- **Directions**
Repeat the lines below exactly as they appear, but leave out the images.

- **Provided data**
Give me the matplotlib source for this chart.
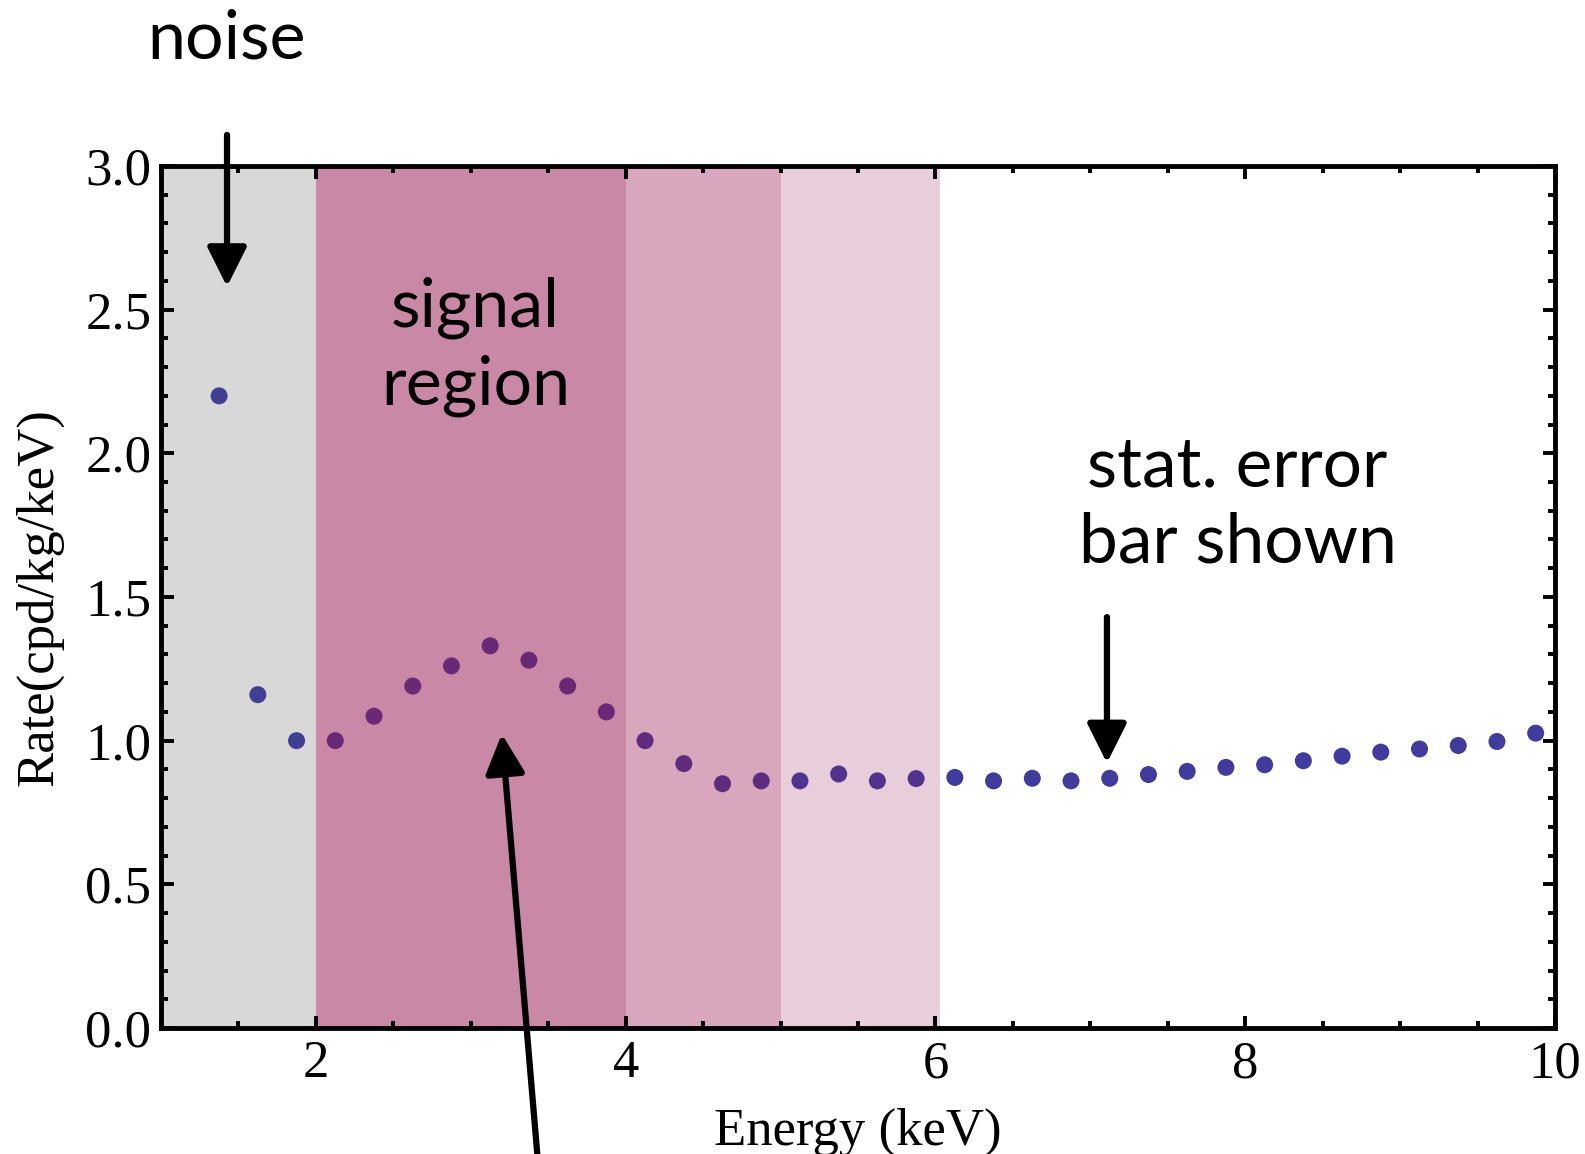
import matplotlib.pyplot as plt
from matplotlib.ticker import MultipleLocator, FormatStrFormatter

# bin centres (keV) and measured rate
energy = [1.375, 1.625, 1.875, 2.125, 2.375, 2.625, 2.875, 3.125, 3.375, 3.625,
          3.875, 4.125, 4.375, 4.625, 4.875, 5.125, 5.375, 5.625, 5.875, 6.125,
          6.375, 6.625, 6.875, 7.125, 7.375, 7.625, 7.875, 8.125, 8.375, 8.625,
          8.875, 9.125, 9.375, 9.625, 9.875]
rate = [2.20, 1.16, 1.00, 1.00, 1.085, 1.19, 1.26, 1.33, 1.28, 1.19,
        1.10, 1.00, 0.92, 0.85, 0.86, 0.86, 0.884, 0.86, 0.868, 0.872,
        0.86, 0.869, 0.86, 0.869, 0.882, 0.893, 0.907, 0.916, 0.93, 0.946,
        0.96, 0.971, 0.983, 0.997, 1.026]

# shaded energy bands
band_lo = [1, 2, 4, 5]
band_hi = [2, 4, 5, 6.03]
band_fill = ['#d8d8d8', '#c888a6', '#d9a7bd', '#e8cdda']
band_dot = ['#413f91', '#6a2977', '#5e2c7f', '#51338e']
dot_default = '#413c9b'

serif = ['Liberation Serif', 'DejaVu Serif']
sans = ['Lato', 'DejaVu Sans']

fig = plt.figure(figsize=(15.85, 11.54), dpi=100)
ax = fig.add_axes([0.1016, 0.1092, 0.8795, 0.747])

for lo, hi, c in zip(band_lo, band_hi, band_fill):
    ax.axvspan(lo, hi, color=c, lw=0, zorder=0)

def dot_color(x):
    for lo, hi, c in zip(band_lo, band_hi, band_dot):
        if lo <= x < hi:
            return c
    return dot_default

ax.scatter(energy, rate, s=150, c=[dot_color(e) for e in energy], lw=0, zorder=3)

ax.set_xlim(1, 10)
ax.set_ylim(0, 3)
ax.set_xticks([2, 4, 6, 8, 10])
ax.xaxis.set_minor_locator(MultipleLocator(0.5))
ax.yaxis.set_major_locator(MultipleLocator(0.5))
ax.yaxis.set_minor_locator(MultipleLocator(0.1))
ax.yaxis.set_major_formatter(FormatStrFormatter('%.1f'))

for s in ax.spines.values():
    s.set_linewidth(3.5)
ax.tick_params(which='both', direction='in', top=True, right=True, width=2.8)
ax.tick_params(which='major', length=9)
ax.tick_params(which='minor', length=5)
ax.tick_params(axis='x', pad=9)
ax.tick_params(axis='y', pad=7)
for lab in ax.get_xticklabels() + ax.get_yticklabels():
    lab.set_family(serif)
    lab.set_fontsize(38)

ax.set_xlabel('Energy (keV)', family=serif, fontsize=38, va='top')
ax.xaxis.set_label_coords(0.5, -0.092)
ax.set_ylabel('Rate(cpd/kg/keV)', family=serif, fontsize=38)
ax.yaxis.set_label_coords(-0.07, 0.5)

# annotations
ax.text(3.03, 2.37, 'signal\nregion', family=sans, fontsize=49, ha='center',
        va='center', linespacing=1.3)
ax.text(7.95, 1.82, 'stat. error\nbar shown', family=sans, fontsize=50,
        ha='center', va='center', linespacing=1.25)
ax.text(1.42, 3.44, 'noise', family=sans, fontsize=49, ha='center',
        va='center', clip_on=False)

arrow = dict(arrowstyle='-|>,head_length=0.8,head_width=0.4', lw=4.5,
             color='black', mutation_scale=30, shrinkA=0, shrinkB=0)
ax.annotate('', xy=(1.426, 2.58), xytext=(1.426, 3.108),
            arrowprops=arrow, annotation_clip=False)
ax.annotate('', xy=(3.20, 1.023), xytext=(3.434, -0.47),
            arrowprops=arrow, annotation_clip=False)
ax.annotate('', xy=(7.107, 0.922), xytext=(7.107, 1.43),
            arrowprops=arrow, annotation_clip=False)

fig.savefig('out.png', dpi=100)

- **Result below**
Give me the matplotlib source for this chart.
import matplotlib.pyplot as plt
from matplotlib.ticker import MultipleLocator, FormatStrFormatter

# bin centres (keV) and measured rate
energy = [1.375, 1.625, 1.875, 2.125, 2.375, 2.625, 2.875, 3.125, 3.375, 3.625,
          3.875, 4.125, 4.375, 4.625, 4.875, 5.125, 5.375, 5.625, 5.875, 6.125,
          6.375, 6.625, 6.875, 7.125, 7.375, 7.625, 7.875, 8.125, 8.375, 8.625,
          8.875, 9.125, 9.375, 9.625, 9.875]
rate = [2.20, 1.16, 1.00, 1.00, 1.085, 1.19, 1.26, 1.33, 1.28, 1.19,
        1.10, 1.00, 0.92, 0.85, 0.86, 0.86, 0.884, 0.86, 0.868, 0.872,
        0.86, 0.869, 0.86, 0.869, 0.882, 0.893, 0.907, 0.916, 0.93, 0.946,
        0.96, 0.971, 0.983, 0.997, 1.026]

# shaded energy bands
band_lo = [1, 2, 4, 5]
band_hi = [2, 4, 5, 6.03]
band_fill = ['#d8d8d8', '#c888a6', '#d9a7bd', '#e8cdda']
band_dot = ['#413f91', '#6a2977', '#5e2c7f', '#51338e']
dot_default = '#413c9b'

serif = ['Liberation Serif', 'DejaVu Serif']
sans = ['Lato', 'DejaVu Sans']

fig = plt.figure(figsize=(15.85, 11.54), dpi=100)
ax = fig.add_axes([0.1016, 0.1092, 0.8795, 0.747])

for lo, hi, c in zip(band_lo, band_hi, band_fill):
    ax.axvspan(lo, hi, color=c, lw=0, zorder=0)

def dot_color(x):
    for lo, hi, c in zip(band_lo, band_hi, band_dot):
        if lo <= x < hi:
            return c
    return dot_default

ax.scatter(energy, rate, s=150, c=[dot_color(e) for e in energy], lw=0, zorder=3)

ax.set_xlim(1, 10)
ax.set_ylim(0, 3)
ax.set_xticks([2, 4, 6, 8, 10])
ax.xaxis.set_minor_locator(MultipleLocator(0.5))
ax.yaxis.set_major_locator(MultipleLocator(0.5))
ax.yaxis.set_minor_locator(MultipleLocator(0.1))
ax.yaxis.set_major_formatter(FormatStrFormatter('%.1f'))

for s in ax.spines.values():
    s.set_linewidth(3.5)
ax.tick_params(which='both', direction='in', top=True, right=True, width=2.8)
ax.tick_params(which='major', length=9)
ax.tick_params(which='minor', length=5)
ax.tick_params(axis='x', pad=9)
ax.tick_params(axis='y', pad=7)
for lab in ax.get_xticklabels() + ax.get_yticklabels():
    lab.set_family(serif)
    lab.set_fontsize(38)

ax.set_xlabel('Energy (keV)', family=serif, fontsize=38, va='top')
ax.xaxis.set_label_coords(0.5, -0.092)
ax.set_ylabel('Rate(cpd/kg/keV)', family=serif, fontsize=38)
ax.yaxis.set_label_coords(-0.07, 0.5)

# annotations
ax.text(3.03, 2.37, 'signal\nregion', family=sans, fontsize=49, ha='center',
        va='center', linespacing=1.3)
ax.text(7.95, 1.82, 'stat. error\nbar shown', family=sans, fontsize=50,
        ha='center', va='center', linespacing=1.25)
ax.text(1.42, 3.44, 'noise', family=sans, fontsize=49, ha='center',
        va='center', clip_on=False)

arrow = dict(arrowstyle='-|>,head_length=0.8,head_width=0.4', lw=4.5,
             color='black', mutation_scale=30, shrinkA=0, shrinkB=0)
ax.annotate('', xy=(1.426, 2.58), xytext=(1.426, 3.108),
            arrowprops=arrow, annotation_clip=False)
ax.annotate('', xy=(3.20, 1.023), xytext=(3.434, -0.47),
            arrowprops=arrow, annotation_clip=False)
ax.annotate('', xy=(7.107, 0.922), xytext=(7.107, 1.43),
            arrowprops=arrow, annotation_clip=False)

fig.savefig('out.png', dpi=100)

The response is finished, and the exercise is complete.